Tackling the housing and cost of living crisis
A new year brings the same challenges for renters in Bristol. If you are one of the 130,000 plus people who rent their home in our city, you will know just how expensive it has become. In Bristol, renters typically spend over a third of their take-home pay on rent. Accompanied with sky-rocketing energy bills, extortionate childcare costs, and real-terms pay cuts, thousands of people here are struggling to make ends meet.

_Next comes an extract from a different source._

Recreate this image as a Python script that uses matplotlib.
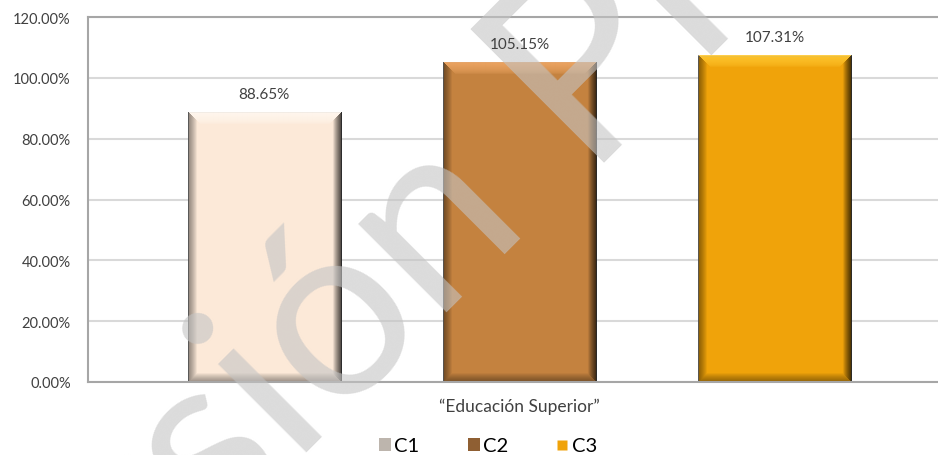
import numpy as np
import matplotlib
matplotlib.use('Agg')
from matplotlib import pyplot as plt
from matplotlib.patches import Patch
from matplotlib.lines import Line2D

# data
categories = ['C1', 'C2', 'C3']
values = [88.65, 105.15, 107.31]
group_label = '\u201cEducación Superior\u201d'
yticks = [0, 20, 40, 60, 80, 100, 120]

face_colors = ['#fce9d8', '#c4823f', '#f0a30a']
top_colors = ['#fff8f0', '#f0a866', '#ffc830']
legend_colors = ['#bdb5ad', '#8f5f33', '#f0a30a']

plt.rcParams['font.family'] = ['Lato', 'DejaVu Sans']

W, H = 938, 456
fig = plt.figure(figsize=(W / 100, H / 100), dpi=100)
ax = fig.add_axes([88 / W, (H - 383) / H, (W - 88) / W, (383 - 18) / H])

x = np.arange(len(categories))
bar_w = 0.6
bars = ax.bar(x, values, width=bar_w, color=face_colors, edgecolor='#8c8c8c',
              linewidth=0.6, zorder=2)

ax.set_ylim(0, 120)
ax.set_xlim(-0.69, 2.64)
ax.set_yticks(yticks)
ax.set_yticklabels(['%.2f%%' % t for t in yticks], fontsize=10.5, color='#404040')
ax.set_xticks([1])
ax.set_xticklabels([group_label], fontsize=12.5, color='#404040')
ax.tick_params(axis='both', length=0)
ax.tick_params(axis='x', pad=11)
ax.tick_params(axis='y', pad=12.5)
ax.grid(axis='y', color='#d9d9d9', linewidth=1.5, zorder=0)
ax.set_axisbelow(True)
for s in ['left', 'bottom', 'top']:
    ax.spines[s].set_color('#a6a6a6')
    ax.spines[s].set_linewidth(1.5)
ax.spines['right'].set_visible(False)

# bevel shading drawn over every bar
fig.canvas.draw()
bev = 9
for b, top_c in zip(bars, top_colors):
    x0, y0 = b.get_x(), b.get_y()
    x1, y1 = x0 + b.get_width(), y0 + b.get_height()
    p0 = ax.transData.transform((x0, y0))
    p1 = ax.transData.transform((x1, y1))
    nw = int(round(p1[0] - p0[0]))
    nh = int(round(p1[1] - p0[1]))
    cols = np.arange(nw) + 0.5
    rows = np.arange(nh) + 0.5
    dl = np.tile(cols, (nh, 1))
    dr = nw - dl
    dt = np.tile(rows[:, None], (1, nw))
    db = nh - dt
    d = np.stack([dl, dr, dt, db])
    nearest = d.argmin(axis=0)
    dmin = d.min(axis=0)
    ramp = np.clip(1 - dmin / bev, 0, 1)
    dark = np.zeros((nh, nw, 4))
    strength = np.array([0.45, 0.75, 0.0, 0.4])
    dark[..., 3] = strength[nearest] * ramp ** 0.8
    ax.imshow(dark, extent=(x0, x1, y0, y1), aspect='auto', zorder=2.1,
              interpolation='bilinear')
    light = np.zeros((nh, nw, 4))
    light[..., :3] = matplotlib.colors.to_rgb(top_c)
    light[..., 3] = np.where(nearest == 2, 0.9 * np.clip(1 - dmin / (bev + 3), 0, 1) ** 0.5, 0)
    ax.imshow(light, extent=(x0, x1, y0, y1), aspect='auto', zorder=2.2,
              interpolation='bilinear')

ax.set_xlim(-0.69, 2.64)
ax.set_ylim(0, 120)

for xi, v in zip(x, values):
    ax.annotate('%.2f%%' % v, (xi, v), xytext=(0, 8), textcoords='offset points',
                ha='center', va='bottom', fontsize=11, color='#404040', zorder=5)

# watermark of the source document
wm = dict(transform=fig.transFigure, rotation=45, rotation_mode='anchor',
          ha='left', va='baseline', color='#c4c4c4', alpha=0.6,
          zorder=4, clip_on=False)
ax.text(-56 / W, (H - 815) / H, 'Versión', fontsize=178, **wm)
ax.text(580 / W, (H - 163) / H, 'Preliminar', fontsize=190, **wm)

handles = [Patch(facecolor=legend_colors[0], edgecolor='none'),
           Patch(facecolor=legend_colors[1], edgecolor='none'),
           Line2D([], [], ls='none', marker='s', markersize=7,
                  markerfacecolor=legend_colors[2], markeredgecolor='none')]
fig.legend(handles, categories, loc='center', bbox_to_anchor=(488 / W, 1 - 447 / H),
           ncol=3, frameon=False, fontsize=14.5, handlelength=0.6, handleheight=0.6,
           handletextpad=0.15, columnspacing=2.4, borderaxespad=0)

fig.savefig('out.png', dpi=100)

This clearly needs to change. Our administration is working to tackle all aspects of the national cost of living crisis, from introducing Welcoming Spaces where people can access support and keep warm during winter to pushing the Government for a sustainable childcare plan, and working to make Bristol a place where everyone earns at least the real Living Wage. For more information visit bristol.gov.uk/costofliving
Addressing Bristol’s housing crisis, including the cost of renting, remains one of our top priorities. Unaffordable rents are in part driven by a chronic shortage of housing – it’s one of the reasons why I was proud to announce that 2,563 homes were built in Bristol last year, far surpassing our ambitious target of 2,000 new homes, and with 90% built on previously developed land. Of these 2,563 new homes, 474 new affordable homes were built: the most in any of the twelve years since Labour was last in government.

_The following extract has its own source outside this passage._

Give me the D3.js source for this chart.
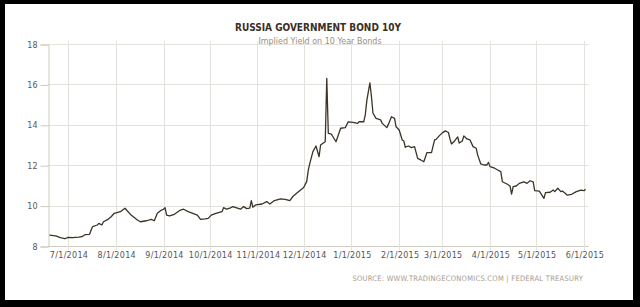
<!DOCTYPE html>
<html>
<head>
<meta charset="utf-8">
<script src="https://cdn.jsdelivr.net/npm/d3@7"></script>
<style>
  html, body { margin: 0; padding: 0; background: #000; }
  svg { display: block; }
</style>
</head>
<body>
<svg id="chart"></svg>
<script>
// yield readings, day by day
const dates = [
  "2014-06-19","2014-06-23","2014-06-26","2014-06-29","2014-07-01","2014-07-04","2014-07-08","2014-07-10",
  "2014-07-12","2014-07-15","2014-07-16","2014-07-17","2014-07-20","2014-07-21","2014-07-23","2014-07-24",
  "2014-07-27","2014-07-29","2014-07-31","2014-08-04","2014-08-07","2014-08-08","2014-08-11","2014-08-15",
  "2014-08-17","2014-08-21","2014-08-24","2014-08-26","2014-08-28","2014-08-30","2014-09-01","2014-09-02",
  "2014-09-03","2014-09-05","2014-09-08","2014-09-12","2014-09-14","2014-09-17","2014-09-20","2014-09-23",
  "2014-09-25","2014-09-28","2014-09-30","2014-10-02","2014-10-05","2014-10-09","2014-10-10","2014-10-12",
  "2014-10-14","2014-10-16","2014-10-19","2014-10-21","2014-10-23","2014-10-25","2014-10-27","2014-10-28",
  "2014-10-29","2014-10-31","2014-11-04","2014-11-07","2014-11-09","2014-11-12","2014-11-16","2014-11-19",
  "2014-11-22","2014-11-24","2014-11-27","2014-12-01","2014-12-03","2014-12-04","2014-12-05","2014-12-07",
  "2014-12-09","2014-12-11","2014-12-12","2014-12-14","2014-12-15","2014-12-16","2014-12-17","2014-12-19",
  "2014-12-20","2014-12-22","2014-12-25","2014-12-28","2014-12-30","2015-01-02","2015-01-05","2015-01-06",
  "2015-01-09","2015-01-10","2015-01-11","2015-01-13","2015-01-14","2015-01-15","2015-01-17","2015-01-20",
  "2015-01-21","2015-01-24","2015-01-25","2015-01-27","2015-01-29","2015-01-30","2015-02-01","2015-02-03",
  "2015-02-04","2015-02-05","2015-02-07","2015-02-09","2015-02-11","2015-02-13","2015-02-15","2015-02-17",
  "2015-02-19","2015-02-22","2015-02-24","2015-02-25","2015-02-27","2015-03-01","2015-03-03","2015-03-05",
  "2015-03-06","2015-03-07","2015-03-09","2015-03-11","2015-03-12","2015-03-14","2015-03-15","2015-03-17",
  "2015-03-19","2015-03-21","2015-03-23","2015-03-24","2015-03-26","2015-03-28","2015-03-30","2015-03-31",
  "2015-04-01","2015-04-04","2015-04-06","2015-04-08","2015-04-09","2015-04-12","2015-04-14","2015-04-15",
  "2015-04-16","2015-04-18","2015-04-20","2015-04-23","2015-04-25","2015-04-27","2015-04-29","2015-04-30",
  "2015-05-03","2015-05-06","2015-05-07","2015-05-10","2015-05-12","2015-05-13","2015-05-15","2015-05-17",
  "2015-05-18","2015-05-20","2015-05-21","2015-05-24","2015-05-27","2015-05-30","2015-06-01","2015-06-02"
];
const yields = [
  8.54, 8.50, 8.41, 8.36, 8.43, 8.41, 8.44, 8.46,
  8.56, 8.58, 8.79, 8.96, 9.04, 9.12, 9.04, 9.20,
  9.32, 9.45, 9.62, 9.70, 9.87, 9.78, 9.53, 9.29,
  9.20, 9.25, 9.32, 9.25, 9.62, 9.75, 9.82, 9.90,
  9.53, 9.49, 9.57, 9.78, 9.82, 9.70, 9.62, 9.53,
  9.32, 9.34, 9.37, 9.53, 9.62, 9.70, 9.90, 9.82,
  9.87, 9.95, 9.87, 9.82, 9.95, 9.85, 9.87, 10.25,
  9.92, 10.04, 10.08, 10.20, 10.08, 10.25, 10.33, 10.31,
  10.25, 10.45, 10.65, 10.90, 11.20, 11.76, 12.09, 12.67,
  12.95, 12.42, 13.00, 13.11, 13.16, 16.30, 13.58, 13.54,
  13.41, 13.16, 13.83, 13.86, 14.15, 14.12, 14.07, 14.15,
  14.15, 14.49, 15.20, 16.08, 15.40, 14.57, 14.32, 14.24,
  14.07, 13.86, 14.02, 14.40, 14.32, 13.90, 13.74, 13.25,
  13.20, 12.89, 12.95, 12.87, 12.92, 12.34, 12.26, 12.17,
  12.62, 12.62, 13.25, 13.28, 13.45, 13.60, 13.70, 13.62,
  13.30, 13.05, 13.20, 13.40, 13.10, 13.20, 13.45, 13.30,
  13.25, 12.92, 12.84, 12.50, 12.06, 12.01, 12.01, 12.14,
  11.93, 11.85, 11.76, 11.68, 11.18, 11.07, 10.97, 10.57,
  10.94, 10.97, 11.10, 11.18, 11.10, 11.23, 11.18, 10.74,
  10.72, 10.36, 10.64, 10.66, 10.77, 10.69, 10.86, 10.69,
  10.72, 10.60, 10.52, 10.56, 10.69, 10.77, 10.74, 10.81
];
const monthTicks = ["2014-07-01","2014-08-01","2014-09-01","2014-10-01","2014-11-01","2014-12-01",
  "2015-01-01","2015-02-01","2015-03-01","2015-04-01","2015-05-01","2015-06-01"];
const yTicks = [8, 10, 12, 14, 16, 18];

const width = 640, height = 307;
const parse = d3.utcParse("%Y-%m-%d");
const data = dates.map((d, i) => ({date: parse(d), value: yields[i]}));

const svg = d3.select("#chart")
    .attr("width", width)
    .attr("height", height);

// white card inside the black frame
svg.append("rect")
    .attr("x", 5).attr("y", 4)
    .attr("width", 628).attr("height", 296)
    .attr("fill", "#fff");

const x = d3.scaleUtc()
    .domain([parse("2014-06-18"), parse("2015-06-04")])
    .range([48, 588.6]);
const y = d3.scaleLinear()
    .domain([8, 18])
    .range([246, 44]);

const gridColor = "#e4e2dc";
const axisColor = "#cfcac0";

// horizontal grid
svg.append("g")
  .selectAll("line")
  .data(yTicks)
  .join("line")
    .attr("x1", 48).attr("x2", x.range()[1])
    .attr("y1", d => Math.round(y(d)) + 0.5)
    .attr("y2", d => Math.round(y(d)) + 0.5)
    .attr("stroke", d => d === 8 ? axisColor : gridColor);

// vertical grid
svg.append("g")
  .selectAll("line")
  .data(monthTicks)
  .join("line")
    .attr("x1", d => Math.round(x(parse(d))) + 0.5)
    .attr("x2", d => Math.round(x(parse(d))) + 0.5)
    .attr("y1", 41).attr("y2", 250)
    .attr("stroke", gridColor);

// left axis
const yAxis = svg.append("g")
    .attr("transform", "translate(48.5,0.5)")
    .call(d3.axisLeft(y).tickValues(yTicks).tickSize(8).tickPadding(3).tickFormat(d3.format("d")));
yAxis.select(".domain").attr("stroke", axisColor);
yAxis.selectAll(".tick line").attr("stroke", axisColor);
yAxis.selectAll("text")
    .attr("fill", "#555")
    .style("font", "8px 'DejaVu Sans', sans-serif");

// bottom labels
const xAxis = svg.append("g")
    .attr("transform", "translate(0.5,246.5)")
    .call(d3.axisBottom(x).tickValues(monthTicks.map(parse)).tickSize(0).tickPadding(6)
      .tickFormat(d3.utcFormat("%-m/%-d/%Y")));
xAxis.select(".domain").remove();
xAxis.selectAll("text")
    .attr("fill", "#555")
    .style("font", "8px 'DejaVu Sans', sans-serif")
    .style("letter-spacing", "0.3px");

// the series
svg.append("path")
    .datum(data)
    .attr("fill", "none")
    .attr("stroke", "#3a3327")
    .attr("stroke-width", 1.3)
    .attr("stroke-linejoin", "round")
    .attr("d", d3.line().x(d => x(d.date)).y(d => y(d.value)));

// titles
svg.append("text")
    .attr("x", 318).attr("y", 31)
    .attr("text-anchor", "middle")
    .attr("fill", "#3b2e25")
    .style("font", "bold 10px 'DejaVu Sans Condensed', 'DejaVu Sans', sans-serif")
    .text("RUSSIA GOVERNMENT BOND 10Y");

svg.append("text")
    .attr("x", 320).attr("y", 44)
    .attr("text-anchor", "middle")
    .attr("fill", "#a08e7c")
    .style("font", "8px 'DejaVu Sans', sans-serif")
    .text("Implied Yield on 10 Year Bonds");

svg.append("text")
    .attr("x", 583).attr("y", 281)
    .attr("text-anchor", "end")
    .attr("fill", "#ab9b8b")
    .style("font", "7.5px 'DejaVu Sans Condensed', 'DejaVu Sans', sans-serif")
    .style("letter-spacing", "0.25px")
    .text("SOURCE: WWW.TRADINGECONOMICS.COM  |  FEDERAL TREASURY");
</script>
</body>
</html>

This January, we’ve built on our work by asking councillors to commit to implement the findings of the One City Living Rent Commission. We set this commission up last year to look at how we could make renting in Bristol more affordable. Should it recommend a form of rent control (which would give us the ability to cap how much rent is allowed to rise by each year), we will put our full weight behind making that a reality. Nationally, I have also been working with former Prime Minister Gordon Brown on proposals, recently announced by the Labour Party, to devolve much more power to councils and communities.
Councillor Tom Renhard, my cabinet housing lead, has brought a motion to council with provisions for the more immediate term. It will allow us to extend our crackdown on rogue landlords and letting agents by fining ones handing out illegal fees, have council officers look at ways to end the practice of ‘bidding wars’ between prospective tenants which price out the poorest, and commit the council to opposing the planned expansion of Right to Buy to include even more social housing.
If the commission recommends a form of rent control, our Labour administration will take it forward as another potential tool to help fix the broken private rental market in Bristol. We will continue to make the case for new powers, while building enough homes to ensure everyone can have a good-quality roof over their head.